# 📥 Week 07-08 · Notebook 05 · Document Loaders & Compliance Filters

Ingest manufacturing knowledge sources safely using LangChain loaders and custom sanitizers.

## 🎯 Learning Objectives
- Load SOP manuals (PDF), maintenance logs (CSV), and safety bulletins (HTML).
- Enrich documents with plant metadata for downstream retrieval.
- Apply PII redaction and policy filters during ingestion.
- Validate ingestion pipelines with governance evidence.

## 🧩 Scenario
Corporate legal mandates that all maintenance tickets older than 365 days be excluded from RAG context. Build loaders that enforce the rule and tag documents by plant.

In [None]:
from datetime import datetime, timedelta
from pathlib import Path
from langchain_community.document_loaders import PyPDFLoader, CSVLoader, UnstructuredHTMLLoader
import re

# --- Configuration ---
# Define the cutoff for old data as per legal requirements
CUTOFF_DATE = datetime.utcnow() - timedelta(days=365)
DATA_DIR = Path('data')

# --- Helper Functions ---

def load_and_filter_csv(path: Path, metadata: dict):
    """
    Loads a CSV file and filters records based on a timestamp.
    Assumes a 'timestamp_utc' column in ISO format.
    """
    loader = CSVLoader(
        file_path=str(path),
        csv_args={'delimiter': ','},
        source_column='ticket_id' # Use ticket_id as the source identifier
    )
    docs = loader.load()
    
    filtered_docs = []
    for doc in docs:
        # The CSVLoader puts all columns into page_content. We need to parse it.
        # This is a simplification; a real implementation might use a more robust parser.
        try:
            # A simple way to find the timestamp in the unstructured page_content
            timestamp_str = re.search(r"timestamp_utc: ([\d-T:Z]+)", doc.page_content)
            if timestamp_str:
                timestamp = datetime.fromisoformat(timestamp_str.group(1).replace('Z', '+00:00'))
                if timestamp.replace(tzinfo=None) >= CUTOFF_DATE:
                    doc.metadata.update(metadata)
                    filtered_docs.append(doc)
        except (ValueError, TypeError):
            # Handle cases where the timestamp is missing or malformed
            print(f"Skipping record due to missing/malformed timestamp in {doc.metadata.get('source')}")
            continue
            
    return filtered_docs

def load_generic(loader_cls, path: Path, metadata: dict):
    """Generic loader for file types that don't need special filtering."""
    loader = loader_cls(str(path))
    docs = loader.load()
    for doc in docs:
        doc.metadata.update(metadata)
    return docs

def redact_pii(text: str) -> str:
    """A simple PII redactor. In production, use a more advanced tool like Presidio."""
    # This regex looks for names like "Technician John Doe"
    return re.sub(r"Technician\s+[A-Z][a-z]+\s+[A-Z][a-z]+", "Technician [REDACTED]", text)

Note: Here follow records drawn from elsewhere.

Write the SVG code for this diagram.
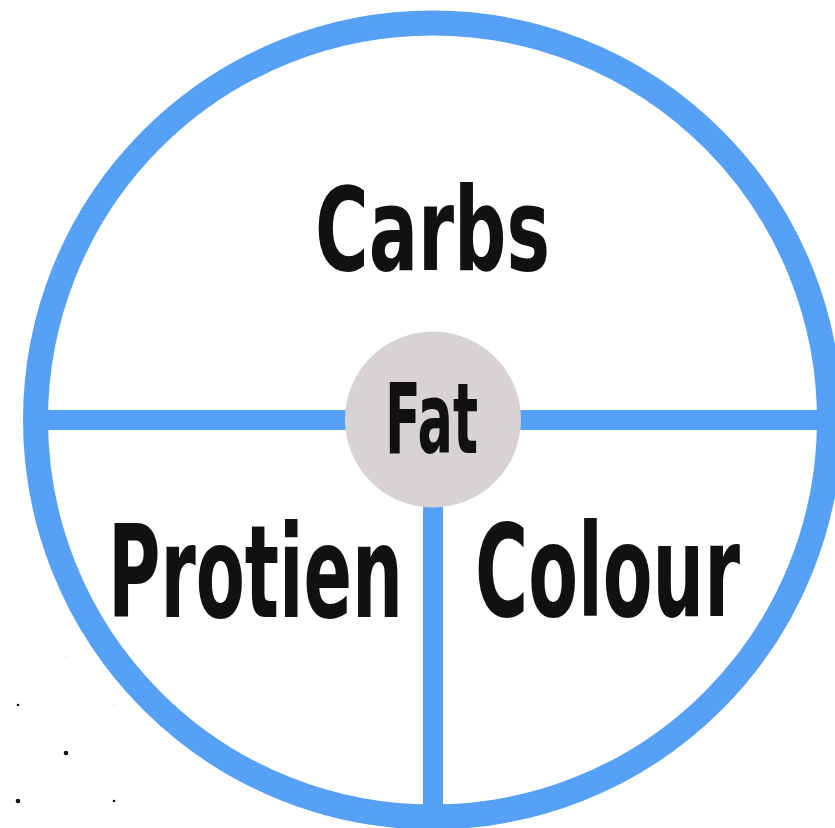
<svg xmlns="http://www.w3.org/2000/svg" width="835" height="828" viewBox="0 0 835 828">
<style>
.lbl{font-family:"DejaVu Sans Condensed","DejaVu Sans","Liberation Sans",sans-serif;font-weight:bold;fill:#111111}
.div{stroke:#56A0F5;stroke-width:20;fill:none}
</style>
<rect width="835" height="828" fill="#ffffff"/>
<g id="connectors">
<line class="div" x1="35" y1="420" x2="830" y2="420"/>
<line class="div" x1="433" y1="420" x2="433" y2="815"/>
</g>
<g id="plate">
<circle cx="432.5" cy="420" r="397" fill="none" stroke="#56A0F5" stroke-width="25"/>
</g>
<g id="fat">
<circle cx="433" cy="419.5" r="88" fill="#D6D2D6"/>
<text class="lbl" transform="translate(385,453) scale(1,1.685)" font-size="57.8" textLength="93" lengthAdjust="spacingAndGlyphs">Fat</text>
</g>
<g id="carbs">
<text class="lbl" transform="translate(315,270) scale(1,1.44)" font-size="81" textLength="235" lengthAdjust="spacingAndGlyphs">Carbs</text>
</g>
<g id="protien">
<text class="lbl" transform="translate(108,617) scale(1,1.62)" font-size="79.5" textLength="295" lengthAdjust="spacingAndGlyphs">Protien</text>
</g>
<g id="colour">
<text class="lbl" transform="translate(475,616) scale(1,1.6)" font-size="80.5" textLength="265" lengthAdjust="spacingAndGlyphs">Colour</text>
</g>
<g id="dots" fill="#111111">
<circle cx="18" cy="705" r="1.3"/>
<circle cx="66" cy="753" r="2.3"/>
<circle cx="18" cy="801" r="2.3"/>
<circle cx="114" cy="801" r="1.3"/>
<circle cx="66" cy="657" r="0.6" fill="#cccccc"/>
<circle cx="114" cy="705" r="0.6" fill="#cccccc"/>
</g>
</svg>
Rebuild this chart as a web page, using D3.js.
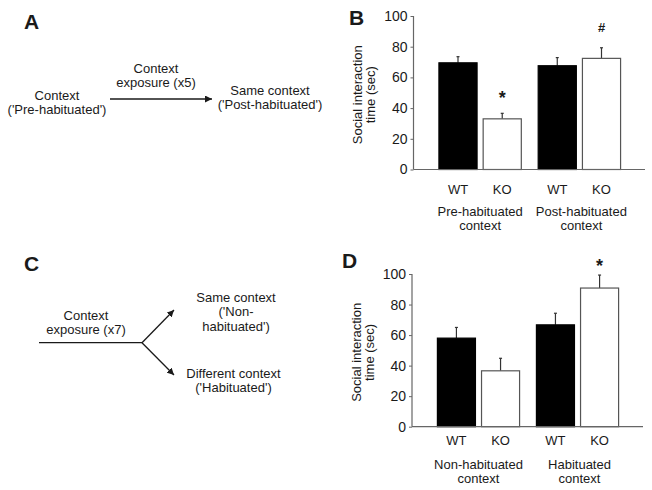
<!DOCTYPE html>
<html>
<head>
<meta charset="utf-8">
<script src="https://cdn.jsdelivr.net/npm/d3@7"></script>
<style>
  html, body { margin: 0; padding: 0; background: #fff; }
  svg { display: block; font-family: "Liberation Sans", Arial, sans-serif; }
</style>
</head>
<body>
<svg id="chart" width="652" height="490"></svg>
<script>
// ---- data ----
const genotypes = ["WT", "KO"];
const yTicks = [0, 20, 40, 60, 80, 100];

const groupsB = [["Pre-habituated", "context"], ["Post-habituated", "context"]];
const meansB = [69.5, 33.0, 67.6, 72.4];       // WT, KO, WT, KO
const semB   = [4.0, 3.6, 5.3, 6.9];
const marksB = ["", "*", "", "#"];

const groupsD = [["Non-habituated", "context"], ["Habituated", "context"]];
const meansD = [58.0, 36.6, 66.7, 90.8];
const semD   = [7.0, 8.2, 7.6, 8.5];
const marksD = ["", "", "", "*"];

const yTitle = ["Social interaction", "time (sec)"];

// ---- drawing ----
const svg = d3.select("#chart");
const ink = "#1a1a1a";
const axisGrey = "#666";

svg.append("defs").append("marker")
  .attr("id", "arrow").attr("viewBox", "0 0 10 10")
  .attr("refX", 10).attr("refY", 5)
  .attr("markerWidth", 7).attr("markerHeight", 7)
  .attr("markerUnits", "userSpaceOnUse")
  .attr("orient", "auto")
  .append("path").attr("d", "M0,0 L10,5 L0,10 Z").attr("fill", ink);

function panelLetter(x, y, t) {
  svg.append("text").attr("x", x).attr("y", y).text(t)
    .attr("font-size", 21).attr("font-weight", "bold").attr("fill", ink);
}
function lines(cx, baselines, texts) {
  texts.forEach((t, i) => {
    svg.append("text").attr("x", cx).attr("y", baselines[i]).text(t)
      .attr("text-anchor", "middle").attr("font-size", 13).attr("fill", ink);
  });
}

// Panel A
panelLetter(24, 29, "A");
lines(57, [100, 113.5], ["Context", "('Pre-habituated')"]);
lines(156, [73, 86.5], ["Context", "exposure (x5)"]);
lines(270, [95, 108.5], ["Same context", "('Post-habituated')"]);
svg.append("line").attr("x1", 110).attr("y1", 99).attr("x2", 212).attr("y2", 99)
  .attr("stroke", ink).attr("stroke-width", 1.3).attr("marker-end", "url(#arrow)");

// Panel C
panelLetter(24, 271, "C");
lines(86, [320, 333.5], ["Context", "exposure (x7)"]);
lines(236, [302, 316, 331], ["Same context", "('Non-", "habituated')"]);
lines(233.5, [378, 391.5], ["Different context", "('Habituated')"]);
svg.append("line").attr("x1", 39).attr("y1", 342.7).attr("x2", 142).attr("y2", 342.7)
  .attr("stroke", ink).attr("stroke-width", 1.3);
svg.append("line").attr("x1", 142).attr("y1", 342.7).attr("x2", 174).attr("y2", 310)
  .attr("stroke", ink).attr("stroke-width", 1.3).attr("marker-end", "url(#arrow)");
svg.append("line").attr("x1", 142).attr("y1", 342.7).attr("x2", 174).attr("y2", 375)
  .attr("stroke", ink).attr("stroke-width", 1.3).attr("marker-end", "url(#arrow)");

// Bar charts
function barPanel(opt) {
  const { letter, letterXY, axisX, axisRight, y0, y100, groups, means, sem, marks,
          catY, grpY, titleX, starGap, hashGap } = opt;
  const g = svg.append("g");
  const y = d3.scaleLinear().domain([0, 100]).range([y0, y100]);
  const gx = d3.scaleBand().domain(d3.range(groups.length))
    .range([axisX + 15, axisRight - 14]).paddingInner(0.16).paddingOuter(0.1);
  const ix = d3.scaleBand().domain(genotypes).range([0, gx.bandwidth()]).paddingInner(0.115);

  const data = [];
  groups.forEach((grp, gi) => genotypes.forEach((gt, k) => {
    const i = gi * genotypes.length + k;
    data.push({ gi, gt, mean: means[i], sem: sem[i], mark: marks[i] });
  }));
  const bx = d => gx(d.gi) + ix(d.gt);

  // error bars (upper only)
  g.selectAll(".err").data(data).join("g").each(function (d) {
    const cx = bx(d) + ix.bandwidth() / 2;
    const s = d3.select(this);
    s.append("line").attr("x1", cx).attr("x2", cx)
      .attr("y1", y(d.mean)).attr("y2", y(d.mean + d.sem))
      .attr("stroke", "#333").attr("stroke-width", 1.2);
    s.append("line").attr("x1", cx - 1.5).attr("x2", cx + 1.5)
      .attr("y1", y(d.mean + d.sem)).attr("y2", y(d.mean + d.sem))
      .attr("stroke", "#333").attr("stroke-width", 1.2);
  });

  // bars
  g.selectAll(".bar").data(data).join("rect")
    .attr("x", d => bx(d) + 0.5).attr("width", ix.bandwidth() - 1)
    .attr("y", d => y(d.mean)).attr("height", d => y(0) - y(d.mean))
    .attr("fill", d => d.gt === "WT" ? "#000" : "#fff")
    .attr("stroke", d => d.gt === "WT" ? "#000" : "#555")
    .attr("stroke-width", 1.2);

  // significance marks
  g.selectAll(".mark").data(data.filter(d => d.mark)).join("text")
    .attr("x", d => bx(d) + ix.bandwidth() / 2)
    .attr("y", d => y(d.mean + d.sem) - (d.mark === "*" ? starGap : hashGap))
    .attr("text-anchor", "middle")
    .attr("font-size", d => d.mark === "*" ? 18 : 13)
    .attr("font-weight", "bold").attr("fill", ink)
    .text(d => d.mark);

  // y axis
  const ay = g.append("g").attr("transform", `translate(${axisX},0)`)
    .call(d3.axisLeft(y).tickValues(yTicks).tickSize(3).tickPadding(3));
  ay.select(".domain").attr("stroke", axisGrey).attr("stroke-width", 1.2)
    .attr("d", `M0,${y0}V${y100}`);
  ay.selectAll(".tick line").attr("stroke", axisGrey);
  ay.selectAll(".tick text").attr("font-size", 14).attr("fill", ink)
    .attr("font-family", "Liberation Sans, Arial, sans-serif");

  // x baseline
  g.append("line").attr("x1", axisX).attr("x2", axisRight).attr("y1", y0).attr("y2", y0)
    .attr("stroke", axisGrey).attr("stroke-width", 1.2);

  // category labels
  g.selectAll(".cat").data(data).join("text")
    .attr("x", d => bx(d) + ix.bandwidth() / 2).attr("y", catY)
    .attr("text-anchor", "middle").attr("font-size", 13).attr("fill", ink)
    .text(d => d.gt);

  // group labels
  groups.forEach((grp, gi) => {
    grp.forEach((t, li) => {
      g.append("text").attr("x", gx(gi) + gx.bandwidth() / 2 + gi * 2).attr("y", grpY[li])
        .attr("text-anchor", "middle").attr("font-size", 13).attr("fill", ink).text(t);
    });
  });

  // y title
  const midY = (y0 + y100) / 2 + 2;
  yTitle.forEach((t, li) => {
    g.append("text")
      .attr("transform", `translate(${titleX[li]},${midY}) rotate(-90)`)
      .attr("text-anchor", "middle").attr("font-size", 13).attr("fill", ink).text(t);
  });

  panelLetter(letterXY[0], letterXY[1], letter);
}

barPanel({
  letter: "B", letterXY: [349, 25], axisX: 413.5, axisRight: 645,
  y0: 169.5, y100: 16, groups: groupsB, means: meansB, sem: semB, marks: marksB,
  catY: 193.5, grpY: [215.5, 229.5], titleX: [362, 375], starGap: 9, hashGap: 16
});
barPanel({
  letter: "D", letterXY: [342, 268], axisX: 412, axisRight: 643,
  y0: 426.7, y100: 274, groups: groupsD, means: meansD, sem: semD, marks: marksD,
  catY: 445, grpY: [469, 482.5], titleX: [361, 374], starGap: 3.5, hashGap: 16
});
</script>
</body>
</html>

# --- Data Ingestion Pipeline ---

# Define file paths
pdf_path = DATA_DIR / 'sop_manuals' / 'press_safety.pdf'
csv_path = DATA_DIR / 'logs' / 'maintenance_logs.csv'
html_path = DATA_DIR / 'bulletins' / 'ehs_update.html'

# Load documents from different sources with appropriate metadata
pdf_docs = load_generic(PyPDFLoader, pdf_path, {'plant': 'PNQ', 'doc_type': 'SOP'})
log_docs = load_and_filter_csv(csv_path, {'plant': 'PNQ', 'doc_type': 'ticket'})
bulletin_docs = load_generic(UnstructuredHTMLLoader, html_path, {'plant': 'PNQ', 'doc_type': 'ehs'})

print(f'Loaded {len(pdf_docs)} SOP pages.')
print(f'Loaded {len(log_docs)} recent maintenance tickets (older than 1 year excluded).')
print(f'Loaded {len(bulletin_docs)} HTML notices.')

In [None]:
def sanitize_documents(docs):
    for doc in docs:
        doc.page_content = redact_pii(doc.page_content)
        doc.metadata['ingested_at'] = datetime.utcnow().isoformat() + 'Z'
    return docs

sanitized_docs = sanitize_documents(pdf_docs + log_docs + bulletin_docs)
sanitized_docs[:2]

## 🔐 Compliance Checklist
- Tickets older than 365 days removed (`timestamp_utc` filter).
- PII sanitized using redaction function.
- Metadata tags (`plant`, `doc_type`, `ingested_at`) applied.
- Evidence exported to governance storage.

## 🧪 Lab Assignment
1. Extend the loader to ingest CAD manuals (DOCX) via Unstructured.
2. Plug in the Great Expectations suite from Week 05 to validate metadata fields.
3. Export sanitized documents to `data/processed/{plant}` with checksum manifest.
4. Document ingestion run (dataset, operator, duration) and attach to change ticket.

## ✅ Checklist
- [ ] Datasets ingested with metadata
- [ ] PII redaction validated
- [ ] Cutoff policy enforced
- [ ] Evidence archived

## 📚 References
- LangChain Document Loaders Documentation
- Corporate Data Retention Policy 2024
- Week 05 Data Intake Notebook